President Barack Obama’s plan to push American health care down the path toward socialized medicine is in the equivalent of political free fall. According to a recent Quinnipiac poll, a majority of Americans now disapprove of President Obama’s health care plan, and around 75 percent of those polled flatly reject assurances from the White House that Obama care will be “deficit neutral.” It is against this backdrop that the president will arrive in Grand Junction Saturday to pitch his health plan.
To casual observers, the president’s choice of Grand Junction as a venue for his next campaign event may seem a bit peculiar. Residents of bright-red Mesa County, after all, chose John McCain over Mr. Obama by a large margin in the last election.
So why Grand Junction? Because Grand Junction has one of the most cost-effective and high-quality health-care systems in the country. So effective, in fact, that it was recently featured in The New Yorker (along with the Mayo Clinic) as an example of health care reform that works.
As The New Yorker piece explains, in Grand Junction, doctors “agreed to meet regularly on small peer-review committees to go over their patient charts together. They focused on rooting out problems like poor prevention practices, unnecessary back operations and unusual hospital-complication rates. Problems went down. Quality went up.”
The article goes on to talk about how the physicians cooperated with Rocky Mountain Health Plans to create a “communitywide electronic-record system that shared office notes, test results, and hospital data for patients across the area.”
And that is likely why the president is coming to Grand Junction — to tell America that Mesa County makes the case for a single-payer health care plan.
But President Obama couldn’t be more wrong.
The Mesa model didn’t come about because of government coercion or an expensive, taxpayer-financed “public option.” It didn’t become more cost-effective by rationing care, as Mr.

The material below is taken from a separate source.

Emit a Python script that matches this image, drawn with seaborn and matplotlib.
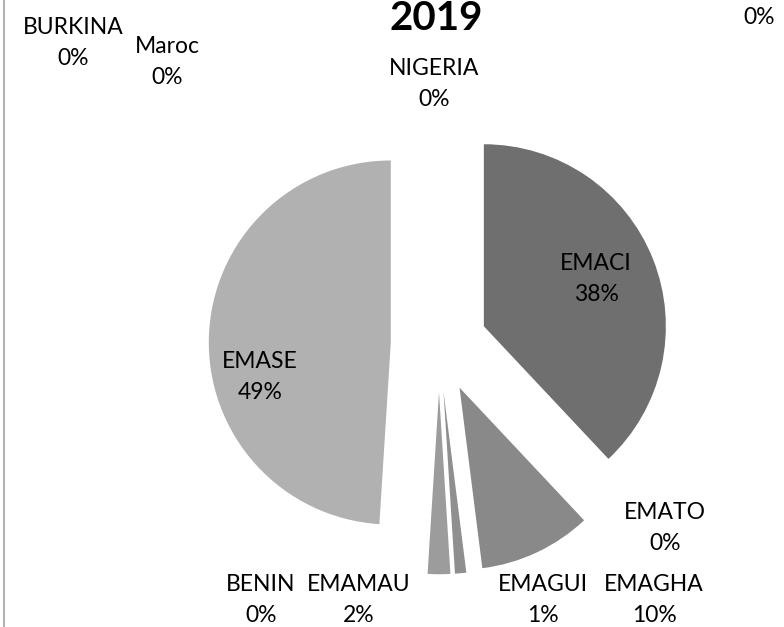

Obama’s plan would — a plan that would, in his own words, tell elderly patients that, “Maybe you’re better off not having the surgery, but taking the painkiller.” And it didn’t become more efficient by heaping a mountain of new debt and taxes onto future generations.
Big government health care isn’t what prompted private physicians in Grand Junction to work cooperatively with private insurers and their colleagues on what kinds of tests, scans, prevention techniques and other practices will best safeguard the health, lives and wallets of patients.
Doctors in Grand Junction are already doing that — and not because of any orders issued by Mr. Obama’s White House “health czar.”
In truth, Mesa County’s collaborative, community-based health care is the antithesis of the top-down, Washington-knows-best plan being trumpeted by House Speaker Nancy Pelosi and Senate Majority Leader Harry Reid.
What makes the president’s “government option” more troubling is the larger pattern it fits into: This administration has already expanded government control over banking, insurance and even auto manufacturing. The president and his congressional allies are betting that big government will bring us back.
But more government, more taxes and more spending aren’t the solution to our economic woes. If they were the solution, we would have never been in this economic mess in the first place, after a decade of rapacious spending by a Republican Congress that lost its fiscal compass. A federal takeover of health care will only make matters worse.
Despite President Obama’s assurances that “you can keep your insurance if you’re happy with it,” it doesn’t take an economist to realize that if Obama care becomes law, many employers will simply drop their coverage. In fact, according to the non-partisan Lewin Group, as many as 114 million Americans who now have private health insurance through their employers would lose their coverage under the Democratic plan.
If Obama’s plan doesn’t sound like it has much in common with the Mesa model, there’s a reason: It doesn’t.
At the end of the day, meaningful health care reform that will truly lower costs, increase access, and improve quality isn’t going to come from Washington, D.C., in the form of a huge tax hike, care rationing or another one-size-fits-all federal entitlement. It will come from the kind of private-sector innovation and community-based partnerships we’ve seen in Grand Junction.
If the president really listens when he’s in Mesa County, that’s what he’ll learn.
Josh Penry is a Grand Junction Republican, a leader in the Colorado Senate and a candidate for governor in 2010.